## Start
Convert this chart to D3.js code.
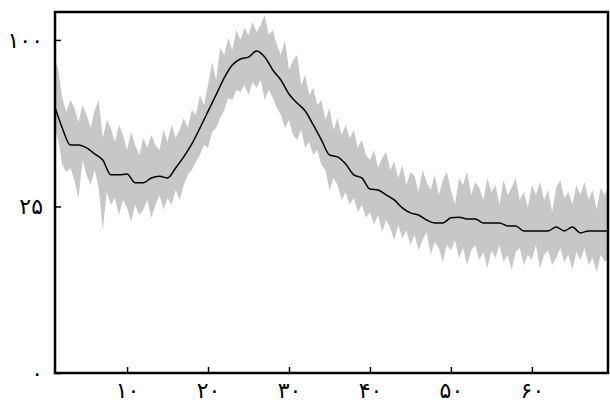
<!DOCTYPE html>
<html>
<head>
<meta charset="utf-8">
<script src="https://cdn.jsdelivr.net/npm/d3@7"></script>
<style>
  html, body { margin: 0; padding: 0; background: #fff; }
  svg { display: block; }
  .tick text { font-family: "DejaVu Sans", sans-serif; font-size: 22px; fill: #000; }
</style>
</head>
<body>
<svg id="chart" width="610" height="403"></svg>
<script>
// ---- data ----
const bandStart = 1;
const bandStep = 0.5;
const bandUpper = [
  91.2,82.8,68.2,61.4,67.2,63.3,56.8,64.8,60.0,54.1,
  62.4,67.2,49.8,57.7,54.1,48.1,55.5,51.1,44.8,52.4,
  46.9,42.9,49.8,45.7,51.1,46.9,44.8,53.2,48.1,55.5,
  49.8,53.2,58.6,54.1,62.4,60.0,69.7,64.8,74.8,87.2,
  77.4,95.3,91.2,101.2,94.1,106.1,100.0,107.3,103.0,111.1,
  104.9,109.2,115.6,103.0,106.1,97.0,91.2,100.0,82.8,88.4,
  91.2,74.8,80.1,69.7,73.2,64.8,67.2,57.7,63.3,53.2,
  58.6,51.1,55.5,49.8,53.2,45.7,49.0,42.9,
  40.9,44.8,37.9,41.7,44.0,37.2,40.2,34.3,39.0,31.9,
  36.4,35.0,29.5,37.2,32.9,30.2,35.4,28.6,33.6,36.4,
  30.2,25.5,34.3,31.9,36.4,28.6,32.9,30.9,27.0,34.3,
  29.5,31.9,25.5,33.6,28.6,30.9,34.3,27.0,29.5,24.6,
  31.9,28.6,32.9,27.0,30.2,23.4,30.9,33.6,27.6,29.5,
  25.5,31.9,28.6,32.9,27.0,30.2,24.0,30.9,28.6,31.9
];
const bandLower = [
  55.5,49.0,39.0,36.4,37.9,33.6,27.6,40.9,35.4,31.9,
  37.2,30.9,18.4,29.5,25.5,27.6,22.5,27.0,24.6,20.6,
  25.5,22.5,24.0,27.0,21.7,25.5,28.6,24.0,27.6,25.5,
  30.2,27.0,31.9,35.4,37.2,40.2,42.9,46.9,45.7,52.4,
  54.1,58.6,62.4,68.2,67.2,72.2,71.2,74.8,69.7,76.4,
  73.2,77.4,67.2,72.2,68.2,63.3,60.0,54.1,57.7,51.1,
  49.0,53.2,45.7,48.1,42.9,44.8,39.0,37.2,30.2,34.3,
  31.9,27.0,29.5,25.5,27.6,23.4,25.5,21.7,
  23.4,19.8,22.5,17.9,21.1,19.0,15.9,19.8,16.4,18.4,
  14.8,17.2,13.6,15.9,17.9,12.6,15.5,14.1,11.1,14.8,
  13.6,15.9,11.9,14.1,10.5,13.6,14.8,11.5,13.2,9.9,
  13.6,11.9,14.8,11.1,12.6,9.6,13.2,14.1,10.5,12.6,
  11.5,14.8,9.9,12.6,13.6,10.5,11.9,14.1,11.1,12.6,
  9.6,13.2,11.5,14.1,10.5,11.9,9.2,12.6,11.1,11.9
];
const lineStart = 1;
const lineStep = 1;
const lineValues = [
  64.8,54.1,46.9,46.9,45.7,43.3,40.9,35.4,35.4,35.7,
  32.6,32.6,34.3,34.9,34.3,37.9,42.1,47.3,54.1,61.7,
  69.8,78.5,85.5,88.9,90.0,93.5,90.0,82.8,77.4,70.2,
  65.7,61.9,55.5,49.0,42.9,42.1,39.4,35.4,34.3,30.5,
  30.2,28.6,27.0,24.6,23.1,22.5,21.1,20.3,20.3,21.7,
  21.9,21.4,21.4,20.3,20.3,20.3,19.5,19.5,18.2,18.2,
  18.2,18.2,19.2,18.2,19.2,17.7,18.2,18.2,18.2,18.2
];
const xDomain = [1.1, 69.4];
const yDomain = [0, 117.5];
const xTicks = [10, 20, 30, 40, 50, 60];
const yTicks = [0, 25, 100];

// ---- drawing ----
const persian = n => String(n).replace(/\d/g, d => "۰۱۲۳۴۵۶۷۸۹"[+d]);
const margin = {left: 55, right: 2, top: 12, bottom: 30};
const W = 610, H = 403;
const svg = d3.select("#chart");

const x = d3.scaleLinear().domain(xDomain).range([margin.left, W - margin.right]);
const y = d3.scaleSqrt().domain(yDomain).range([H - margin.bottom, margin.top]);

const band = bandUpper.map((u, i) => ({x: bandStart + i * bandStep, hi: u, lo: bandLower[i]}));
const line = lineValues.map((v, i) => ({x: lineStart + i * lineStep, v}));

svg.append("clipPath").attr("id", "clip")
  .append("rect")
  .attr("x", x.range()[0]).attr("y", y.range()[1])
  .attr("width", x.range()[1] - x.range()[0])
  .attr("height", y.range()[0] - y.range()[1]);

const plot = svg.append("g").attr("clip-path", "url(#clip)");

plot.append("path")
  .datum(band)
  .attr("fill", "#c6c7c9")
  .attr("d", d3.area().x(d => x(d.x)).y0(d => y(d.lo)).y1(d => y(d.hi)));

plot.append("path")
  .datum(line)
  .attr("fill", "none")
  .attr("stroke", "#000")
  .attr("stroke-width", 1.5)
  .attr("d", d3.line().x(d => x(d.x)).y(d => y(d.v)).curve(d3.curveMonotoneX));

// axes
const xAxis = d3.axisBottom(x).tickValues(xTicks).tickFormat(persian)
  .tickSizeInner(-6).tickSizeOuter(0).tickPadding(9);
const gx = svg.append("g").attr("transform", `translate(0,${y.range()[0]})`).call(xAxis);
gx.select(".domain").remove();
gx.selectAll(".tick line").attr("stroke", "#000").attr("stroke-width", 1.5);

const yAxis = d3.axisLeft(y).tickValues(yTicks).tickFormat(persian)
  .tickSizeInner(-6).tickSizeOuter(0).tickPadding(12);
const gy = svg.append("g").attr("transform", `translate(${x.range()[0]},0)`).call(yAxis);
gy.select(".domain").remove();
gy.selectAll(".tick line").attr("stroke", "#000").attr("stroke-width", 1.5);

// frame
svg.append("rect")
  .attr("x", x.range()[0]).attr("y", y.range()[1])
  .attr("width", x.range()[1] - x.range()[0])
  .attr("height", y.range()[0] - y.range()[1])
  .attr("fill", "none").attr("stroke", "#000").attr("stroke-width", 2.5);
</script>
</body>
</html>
## End
> **PROBLEM TO WORK ON**
Exclude the pictures. Write out the remaining data exactly.

> **WRITTEN SOLUTION**
Convert this chart to D3.js code.
<!DOCTYPE html>
<html>
<head>
<meta charset="utf-8">
<script src="https://cdn.jsdelivr.net/npm/d3@7"></script>
<style>
  html, body { margin: 0; padding: 0; background: #fff; }
  svg { display: block; }
  .tick text { font-family: "DejaVu Sans", sans-serif; font-size: 22px; fill: #000; }
</style>
</head>
<body>
<svg id="chart" width="610" height="403"></svg>
<script>
// ---- data ----
const bandStart = 1;
const bandStep = 0.5;
const bandUpper = [
  91.2,82.8,68.2,61.4,67.2,63.3,56.8,64.8,60.0,54.1,
  62.4,67.2,49.8,57.7,54.1,48.1,55.5,51.1,44.8,52.4,
  46.9,42.9,49.8,45.7,51.1,46.9,44.8,53.2,48.1,55.5,
  49.8,53.2,58.6,54.1,62.4,60.0,69.7,64.8,74.8,87.2,
  77.4,95.3,91.2,101.2,94.1,106.1,100.0,107.3,103.0,111.1,
  104.9,109.2,115.6,103.0,106.1,97.0,91.2,100.0,82.8,88.4,
  91.2,74.8,80.1,69.7,73.2,64.8,67.2,57.7,63.3,53.2,
  58.6,51.1,55.5,49.8,53.2,45.7,49.0,42.9,
  40.9,44.8,37.9,41.7,44.0,37.2,40.2,34.3,39.0,31.9,
  36.4,35.0,29.5,37.2,32.9,30.2,35.4,28.6,33.6,36.4,
  30.2,25.5,34.3,31.9,36.4,28.6,32.9,30.9,27.0,34.3,
  29.5,31.9,25.5,33.6,28.6,30.9,34.3,27.0,29.5,24.6,
  31.9,28.6,32.9,27.0,30.2,23.4,30.9,33.6,27.6,29.5,
  25.5,31.9,28.6,32.9,27.0,30.2,24.0,30.9,28.6,31.9
];
const bandLower = [
  55.5,49.0,39.0,36.4,37.9,33.6,27.6,40.9,35.4,31.9,
  37.2,30.9,18.4,29.5,25.5,27.6,22.5,27.0,24.6,20.6,
  25.5,22.5,24.0,27.0,21.7,25.5,28.6,24.0,27.6,25.5,
  30.2,27.0,31.9,35.4,37.2,40.2,42.9,46.9,45.7,52.4,
  54.1,58.6,62.4,68.2,67.2,72.2,71.2,74.8,69.7,76.4,
  73.2,77.4,67.2,72.2,68.2,63.3,60.0,54.1,57.7,51.1,
  49.0,53.2,45.7,48.1,42.9,44.8,39.0,37.2,30.2,34.3,
  31.9,27.0,29.5,25.5,27.6,23.4,25.5,21.7,
  23.4,19.8,22.5,17.9,21.1,19.0,15.9,19.8,16.4,18.4,
  14.8,17.2,13.6,15.9,17.9,12.6,15.5,14.1,11.1,14.8,
  13.6,15.9,11.9,14.1,10.5,13.6,14.8,11.5,13.2,9.9,
  13.6,11.9,14.8,11.1,12.6,9.6,13.2,14.1,10.5,12.6,
  11.5,14.8,9.9,12.6,13.6,10.5,11.9,14.1,11.1,12.6,
  9.6,13.2,11.5,14.1,10.5,11.9,9.2,12.6,11.1,11.9
];
const lineStart = 1;
const lineStep = 1;
const lineValues = [
  64.8,54.1,46.9,46.9,45.7,43.3,40.9,35.4,35.4,35.7,
  32.6,32.6,34.3,34.9,34.3,37.9,42.1,47.3,54.1,61.7,
  69.8,78.5,85.5,88.9,90.0,93.5,90.0,82.8,77.4,70.2,
  65.7,61.9,55.5,49.0,42.9,42.1,39.4,35.4,34.3,30.5,
  30.2,28.6,27.0,24.6,23.1,22.5,21.1,20.3,20.3,21.7,
  21.9,21.4,21.4,20.3,20.3,20.3,19.5,19.5,18.2,18.2,
  18.2,18.2,19.2,18.2,19.2,17.7,18.2,18.2,18.2,18.2
];
const xDomain = [1.1, 69.4];
const yDomain = [0, 117.5];
const xTicks = [10, 20, 30, 40, 50, 60];
const yTicks = [0, 25, 100];

// ---- drawing ----
const persian = n => String(n).replace(/\d/g, d => "۰۱۲۳۴۵۶۷۸۹"[+d]);
const margin = {left: 55, right: 2, top: 12, bottom: 30};
const W = 610, H = 403;
const svg = d3.select("#chart");

const x = d3.scaleLinear().domain(xDomain).range([margin.left, W - margin.right]);
const y = d3.scaleSqrt().domain(yDomain).range([H - margin.bottom, margin.top]);

const band = bandUpper.map((u, i) => ({x: bandStart + i * bandStep, hi: u, lo: bandLower[i]}));
const line = lineValues.map((v, i) => ({x: lineStart + i * lineStep, v}));

svg.append("clipPath").attr("id", "clip")
  .append("rect")
  .attr("x", x.range()[0]).attr("y", y.range()[1])
  .attr("width", x.range()[1] - x.range()[0])
  .attr("height", y.range()[0] - y.range()[1]);

const plot = svg.append("g").attr("clip-path", "url(#clip)");

plot.append("path")
  .datum(band)
  .attr("fill", "#c6c7c9")
  .attr("d", d3.area().x(d => x(d.x)).y0(d => y(d.lo)).y1(d => y(d.hi)));

plot.append("path")
  .datum(line)
  .attr("fill", "none")
  .attr("stroke", "#000")
  .attr("stroke-width", 1.5)
  .attr("d", d3.line().x(d => x(d.x)).y(d => y(d.v)).curve(d3.curveMonotoneX));

// axes
const xAxis = d3.axisBottom(x).tickValues(xTicks).tickFormat(persian)
  .tickSizeInner(-6).tickSizeOuter(0).tickPadding(9);
const gx = svg.append("g").attr("transform", `translate(0,${y.range()[0]})`).call(xAxis);
gx.select(".domain").remove();
gx.selectAll(".tick line").attr("stroke", "#000").attr("stroke-width", 1.5);

const yAxis = d3.axisLeft(y).tickValues(yTicks).tickFormat(persian)
  .tickSizeInner(-6).tickSizeOuter(0).tickPadding(12);
const gy = svg.append("g").attr("transform", `translate(${x.range()[0]},0)`).call(yAxis);
gy.select(".domain").remove();
gy.selectAll(".tick line").attr("stroke", "#000").attr("stroke-width", 1.5);

// frame
svg.append("rect")
  .attr("x", x.range()[0]).attr("y", y.range()[1])
  .attr("width", x.range()[1] - x.range()[0])
  .attr("height", y.range()[0] - y.range()[1])
  .attr("fill", "none").attr("stroke", "#000").attr("stroke-width", 2.5);
</script>
</body>
</html>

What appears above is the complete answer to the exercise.